There is a slight performance overhead with lvm, but nothing dramatic. The other advantage of the AUFS driver is that it is more proven. If you have a way to get aufs on your system (and I believe debian does), my pragmatic ops advice would be to use that and give the other drivers some time to get hardened. Of course my advice as a maintainer is that all of them are equally awesome :)


how would you compare aufs/lvm performance vs with the upcoming btrfs support? That is the one that I presume will have the most long term continuity because of btrfs becoming the default sooner than later (isnt it already for opensuse/fedora ?)


btrfs will probably compare favorably to lvm.. But it's just an educated guess at this point.


LVM would use more disk space, wouldn't it?


Is there a document on the relative costs and benefits of the two drivers?


does this mean that docker will run on 32 bit systems ?


Not yet, but that's coming very soon. We've been artificially limiting the number of architectures supported to limit the headache of managing cross-arch container images. We're reaching the point where that will no longer be a problem - meanwhile the Docker on Raspberry Pi community is growing restless and we want to make them happy :)


So the software in a container runs on the host-OS and there is no extra OS installed in the container?


There's a sleight of hand going on here.

The boundary between "kernel" and "libraries like libc" is very stable and doesn't change often. That means that often, the kernel distributed by Arch can work reasonably well in an Ubuntu system, and vice versa.

With that in mind: The "ubuntu" image ships the "ubuntu-glibc" and "ubuntu-bash" and "ubuntu-coreutils" and so on, but they continue to work on your Arch host because the system calls don't ever change.

You can't link (say) ubuntu-glibc into arch-bash though, which is why containers are built off of a "base ubuntu image" in the first place.


ah, so only the host-kernel is used and I have to add (distribution specific) libraries to the container?


Pretty much.

Containers come with their libraries though; you don't have to "add" anything. You'd just apt-get it within the container and it would pull down its dependencies.


This is correct. It uses features of the kernel and modern filesystems for efficient isolation.


For your sake, you better hope there won't be another ARMv7 and also ARMv8 version of Raspberry Pi, too :)


Well, these things exist not raspberry pies. ARM architectures are a pain. Like x86 ones were in the old days (i386, i486). MIPS is even worse.

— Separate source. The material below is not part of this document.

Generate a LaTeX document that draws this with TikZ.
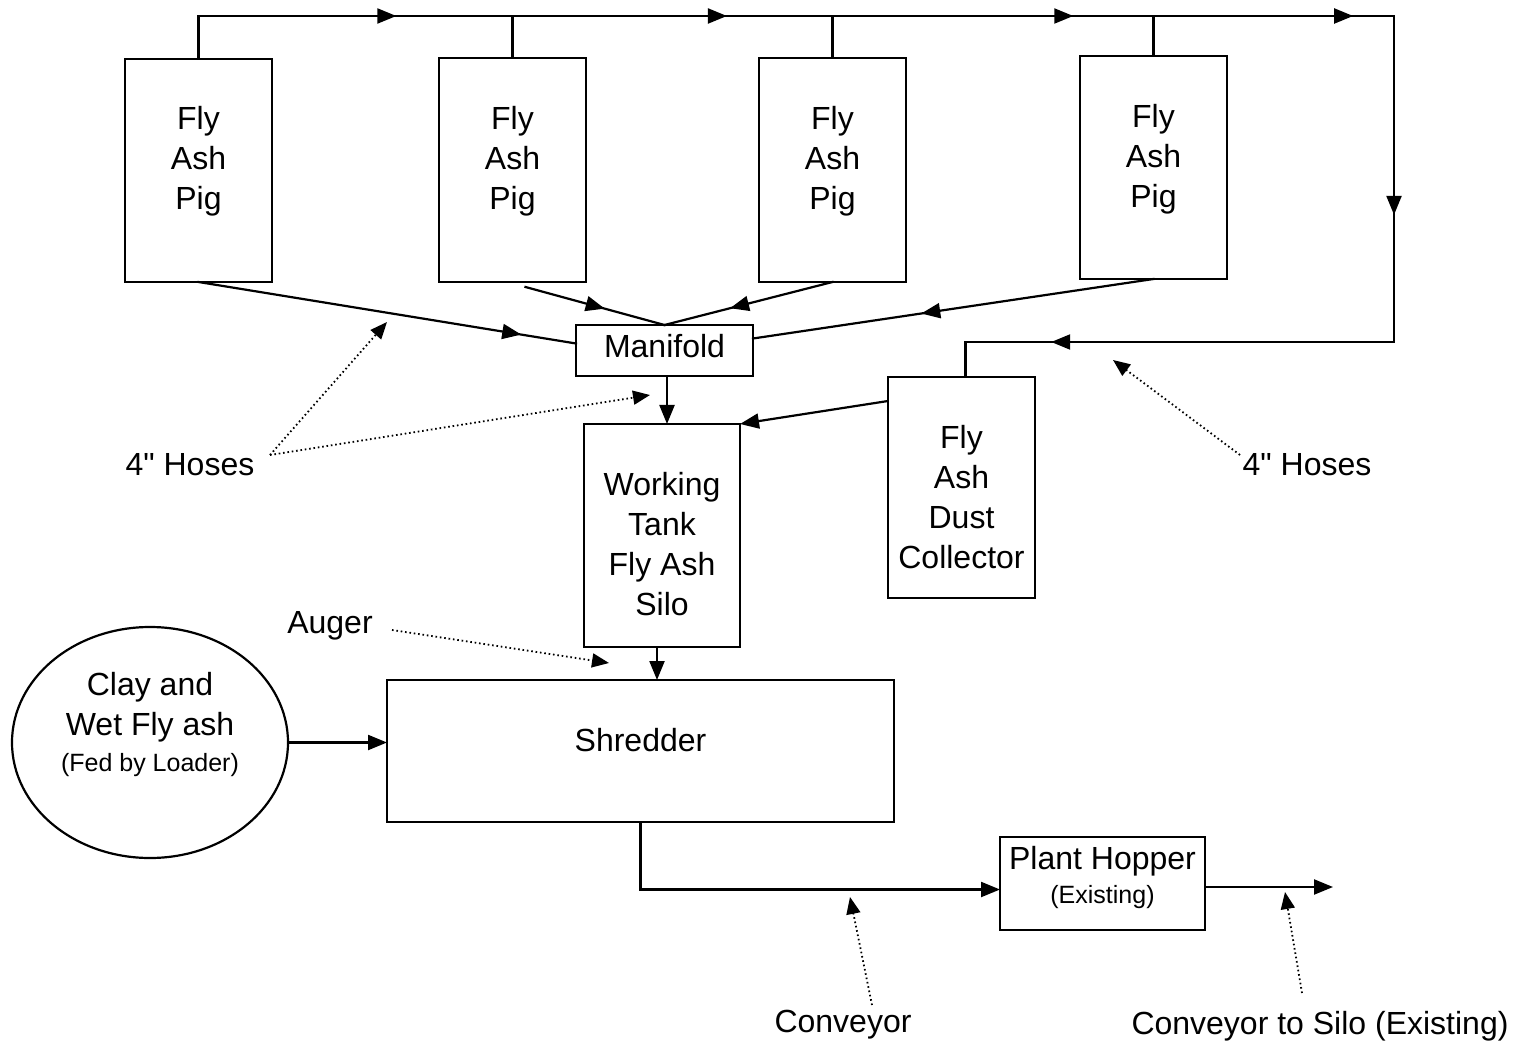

Docker already runs fine on 32 bit systems if you compile it yourself and remove the check for 64-bit-ness.


Didn't know that - I'll try it!

What happens if you put a 64bit executable in a container they try to run the container on a 32bit machine? Or a Rasberry/Arm device?


When you try to run an executable on an architecture it wasn't designed for, it does not run. But this has nothing to do with docker or Linux.


This, by the way, is the reason we artificially prevent docker from running on multiple archs. If half of the containers you download end up not running on your arch, and there's no elegant way for you to manage that by filtering your results, and producing the same build for multiple archs (and what does it even mean to do that?) - then all of sudden using docker would become much more frustrating.


This sounds like a clothing manufacturer who only makes clothes in black because trying to match colors would be too frustrating for customers. At the end of the day, lots of people have multiarch networks, and don't want to have to choose between using a tool or supporting just one platform. Removing functionality does not make their lives easier.